We have a really great Careers Team here at Metis that does a wonderful job coaching students and preparing them for the data science interview process. The Careers Team makes every effort to support our students by providing mock interview sessions and even mock technical interview sessions. We know how tough the process can be, but practice makes for a perfect way to get get your ideas and needs from potential employers across in a way that works to everyone's advantage.
How immersive will my qualitative knowledge become compared to traditional college data science program?
While I can't speak to the curricula of some degree programs, I can say that the practice you get in the bootcamp, through project work, will greatly improve your quant skills like linear algebra, stats, probability, calculus, etc.
Do bootcamp graduates feel they need additional expertise in math prior to the program – and where do they generally get that from?

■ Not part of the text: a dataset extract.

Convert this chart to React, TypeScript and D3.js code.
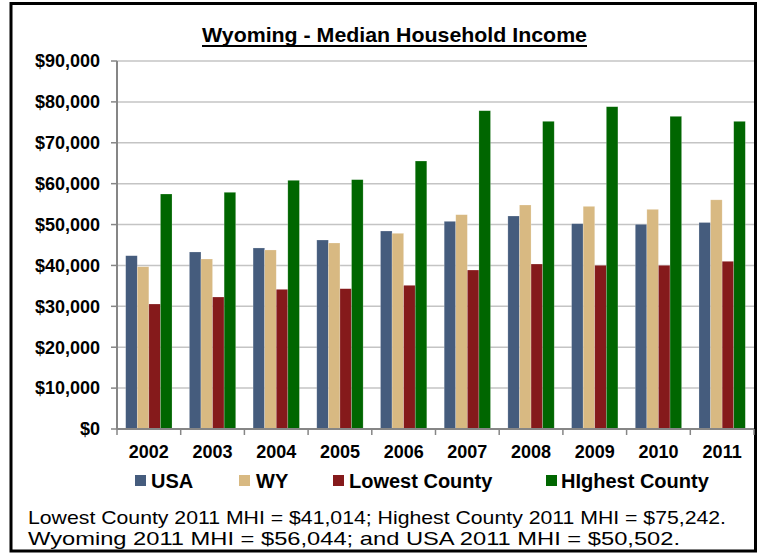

We prescribe pre-work for all of our enrolled students to complete prior to Day 1 of the bootcamp. That pre-work ensures a solid foundation in the critical math concepts I mentioned above. Any additional support that students need after completing pre-work can be supported either by our Senior Data Scientists or our TAs in the classroom.
Do you have placement data on older data science students (as in Return to Work)?
That's a great question. We have a number of students who have gone through career pivots after many years in various industries. While I don't have specific data to share, here's an example of a related alumni story.
Can you chat about the skill levels of math and Python needed to be successful in the bootcamp?
It is expected that applicants have proficiency in Python as well as a few critical math concepts such as linear algebra, calculus, probability, and statistics. A great way to determine if you're prepared for our admissions process is to take an assessment called the Metis Admissions Prep. It's free!
Also, we prescribe pre-work for all of our enrolled students to complete prior to day 1 of the bootcamp. That pre-work covers the advanced math and Python needed to ensure a solid foundation and good start to the bootcamp.